Write the data out again, character for character, with no images.

%%

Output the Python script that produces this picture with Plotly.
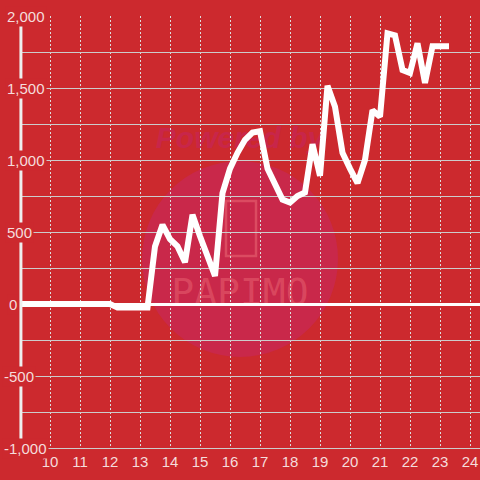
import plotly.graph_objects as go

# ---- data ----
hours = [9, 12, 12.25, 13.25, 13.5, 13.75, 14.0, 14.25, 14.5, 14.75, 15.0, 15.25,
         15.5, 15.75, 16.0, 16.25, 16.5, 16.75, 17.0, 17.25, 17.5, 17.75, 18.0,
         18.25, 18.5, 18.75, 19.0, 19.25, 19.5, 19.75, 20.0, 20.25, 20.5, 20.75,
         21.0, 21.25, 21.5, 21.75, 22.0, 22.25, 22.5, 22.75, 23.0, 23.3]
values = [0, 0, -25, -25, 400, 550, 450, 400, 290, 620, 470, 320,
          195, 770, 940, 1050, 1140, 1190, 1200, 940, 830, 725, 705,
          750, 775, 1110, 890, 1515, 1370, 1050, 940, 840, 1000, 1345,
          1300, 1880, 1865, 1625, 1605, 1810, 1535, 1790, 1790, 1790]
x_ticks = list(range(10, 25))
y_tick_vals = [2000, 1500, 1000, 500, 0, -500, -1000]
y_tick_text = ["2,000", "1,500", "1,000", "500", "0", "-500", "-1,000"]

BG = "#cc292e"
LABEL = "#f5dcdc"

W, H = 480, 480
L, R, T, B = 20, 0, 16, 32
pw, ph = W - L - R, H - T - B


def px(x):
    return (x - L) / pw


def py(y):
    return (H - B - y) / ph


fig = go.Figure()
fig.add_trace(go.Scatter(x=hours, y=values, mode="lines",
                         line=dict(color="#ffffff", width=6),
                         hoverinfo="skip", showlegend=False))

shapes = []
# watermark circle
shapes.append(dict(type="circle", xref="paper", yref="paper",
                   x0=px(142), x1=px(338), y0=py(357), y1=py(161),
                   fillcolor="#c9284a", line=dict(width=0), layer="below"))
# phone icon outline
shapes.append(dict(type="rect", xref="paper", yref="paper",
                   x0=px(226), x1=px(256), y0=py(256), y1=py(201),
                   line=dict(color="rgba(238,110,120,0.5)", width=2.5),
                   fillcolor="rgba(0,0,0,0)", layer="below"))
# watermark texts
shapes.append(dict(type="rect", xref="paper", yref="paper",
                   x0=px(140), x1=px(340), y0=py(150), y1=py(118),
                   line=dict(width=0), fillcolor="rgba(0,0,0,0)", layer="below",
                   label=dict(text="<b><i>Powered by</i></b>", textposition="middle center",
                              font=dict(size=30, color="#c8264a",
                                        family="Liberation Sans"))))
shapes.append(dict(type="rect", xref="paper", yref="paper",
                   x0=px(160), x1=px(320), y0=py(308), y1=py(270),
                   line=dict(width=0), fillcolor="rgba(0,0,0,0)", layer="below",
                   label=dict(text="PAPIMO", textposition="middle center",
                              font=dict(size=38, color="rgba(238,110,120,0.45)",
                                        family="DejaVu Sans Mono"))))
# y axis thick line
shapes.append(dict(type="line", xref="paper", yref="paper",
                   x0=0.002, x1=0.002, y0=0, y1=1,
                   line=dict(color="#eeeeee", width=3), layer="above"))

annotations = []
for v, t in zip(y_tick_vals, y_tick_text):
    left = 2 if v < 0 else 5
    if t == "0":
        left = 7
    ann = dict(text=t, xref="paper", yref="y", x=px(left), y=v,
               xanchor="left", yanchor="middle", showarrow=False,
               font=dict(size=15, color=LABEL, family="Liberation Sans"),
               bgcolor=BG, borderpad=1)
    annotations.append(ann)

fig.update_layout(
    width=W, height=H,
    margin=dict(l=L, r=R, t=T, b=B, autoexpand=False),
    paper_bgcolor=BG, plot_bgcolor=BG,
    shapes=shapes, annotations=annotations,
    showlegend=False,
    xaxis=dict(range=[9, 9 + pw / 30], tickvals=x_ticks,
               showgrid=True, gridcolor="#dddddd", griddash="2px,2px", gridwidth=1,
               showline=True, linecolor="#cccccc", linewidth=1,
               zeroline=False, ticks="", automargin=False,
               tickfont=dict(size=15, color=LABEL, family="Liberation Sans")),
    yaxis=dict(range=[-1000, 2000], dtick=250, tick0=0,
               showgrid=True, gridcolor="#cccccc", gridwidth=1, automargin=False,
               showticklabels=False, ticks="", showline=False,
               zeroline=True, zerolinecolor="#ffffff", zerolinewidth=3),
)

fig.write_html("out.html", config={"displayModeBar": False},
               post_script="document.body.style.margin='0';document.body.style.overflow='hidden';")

%%

◆ Output for this task ◆
Output the Python script that produces this picture with Plotly.
import plotly.graph_objects as go

# ---- data ----
hours = [9, 12, 12.25, 13.25, 13.5, 13.75, 14.0, 14.25, 14.5, 14.75, 15.0, 15.25,
         15.5, 15.75, 16.0, 16.25, 16.5, 16.75, 17.0, 17.25, 17.5, 17.75, 18.0,
         18.25, 18.5, 18.75, 19.0, 19.25, 19.5, 19.75, 20.0, 20.25, 20.5, 20.75,
         21.0, 21.25, 21.5, 21.75, 22.0, 22.25, 22.5, 22.75, 23.0, 23.3]
values = [0, 0, -25, -25, 400, 550, 450, 400, 290, 620, 470, 320,
          195, 770, 940, 1050, 1140, 1190, 1200, 940, 830, 725, 705,
          750, 775, 1110, 890, 1515, 1370, 1050, 940, 840, 1000, 1345,
          1300, 1880, 1865, 1625, 1605, 1810, 1535, 1790, 1790, 1790]
x_ticks = list(range(10, 25))
y_tick_vals = [2000, 1500, 1000, 500, 0, -500, -1000]
y_tick_text = ["2,000", "1,500", "1,000", "500", "0", "-500", "-1,000"]

BG = "#cc292e"
LABEL = "#f5dcdc"

W, H = 480, 480
L, R, T, B = 20, 0, 16, 32
pw, ph = W - L - R, H - T - B


def px(x):
    return (x - L) / pw


def py(y):
    return (H - B - y) / ph


fig = go.Figure()
fig.add_trace(go.Scatter(x=hours, y=values, mode="lines",
                         line=dict(color="#ffffff", width=6),
                         hoverinfo="skip", showlegend=False))

shapes = []
# watermark circle
shapes.append(dict(type="circle", xref="paper", yref="paper",
                   x0=px(142), x1=px(338), y0=py(357), y1=py(161),
                   fillcolor="#c9284a", line=dict(width=0), layer="below"))
# phone icon outline
shapes.append(dict(type="rect", xref="paper", yref="paper",
                   x0=px(226), x1=px(256), y0=py(256), y1=py(201),
                   line=dict(color="rgba(238,110,120,0.5)", width=2.5),
                   fillcolor="rgba(0,0,0,0)", layer="below"))
# watermark texts
shapes.append(dict(type="rect", xref="paper", yref="paper",
                   x0=px(140), x1=px(340), y0=py(150), y1=py(118),
                   line=dict(width=0), fillcolor="rgba(0,0,0,0)", layer="below",
                   label=dict(text="<b><i>Powered by</i></b>", textposition="middle center",
                              font=dict(size=30, color="#c8264a",
                                        family="Liberation Sans"))))
shapes.append(dict(type="rect", xref="paper", yref="paper",
                   x0=px(160), x1=px(320), y0=py(308), y1=py(270),
                   line=dict(width=0), fillcolor="rgba(0,0,0,0)", layer="below",
                   label=dict(text="PAPIMO", textposition="middle center",
                              font=dict(size=38, color="rgba(238,110,120,0.45)",
                                        family="DejaVu Sans Mono"))))
# y axis thick line
shapes.append(dict(type="line", xref="paper", yref="paper",
                   x0=0.002, x1=0.002, y0=0, y1=1,
                   line=dict(color="#eeeeee", width=3), layer="above"))

annotations = []
for v, t in zip(y_tick_vals, y_tick_text):
    left = 2 if v < 0 else 5
    if t == "0":
        left = 7
    ann = dict(text=t, xref="paper", yref="y", x=px(left), y=v,
               xanchor="left", yanchor="middle", showarrow=False,
               font=dict(size=15, color=LABEL, family="Liberation Sans"),
               bgcolor=BG, borderpad=1)
    annotations.append(ann)

fig.update_layout(
    width=W, height=H,
    margin=dict(l=L, r=R, t=T, b=B, autoexpand=False),
    paper_bgcolor=BG, plot_bgcolor=BG,
    shapes=shapes, annotations=annotations,
    showlegend=False,
    xaxis=dict(range=[9, 9 + pw / 30], tickvals=x_ticks,
               showgrid=True, gridcolor="#dddddd", griddash="2px,2px", gridwidth=1,
               showline=True, linecolor="#cccccc", linewidth=1,
               zeroline=False, ticks="", automargin=False,
               tickfont=dict(size=15, color=LABEL, family="Liberation Sans")),
    yaxis=dict(range=[-1000, 2000], dtick=250, tick0=0,
               showgrid=True, gridcolor="#cccccc", gridwidth=1, automargin=False,
               showticklabels=False, ticks="", showline=False,
               zeroline=True, zerolinecolor="#ffffff", zerolinewidth=3),
)

fig.write_html("out.html", config={"displayModeBar": False},
               post_script="document.body.style.margin='0';document.body.style.overflow='hidden';")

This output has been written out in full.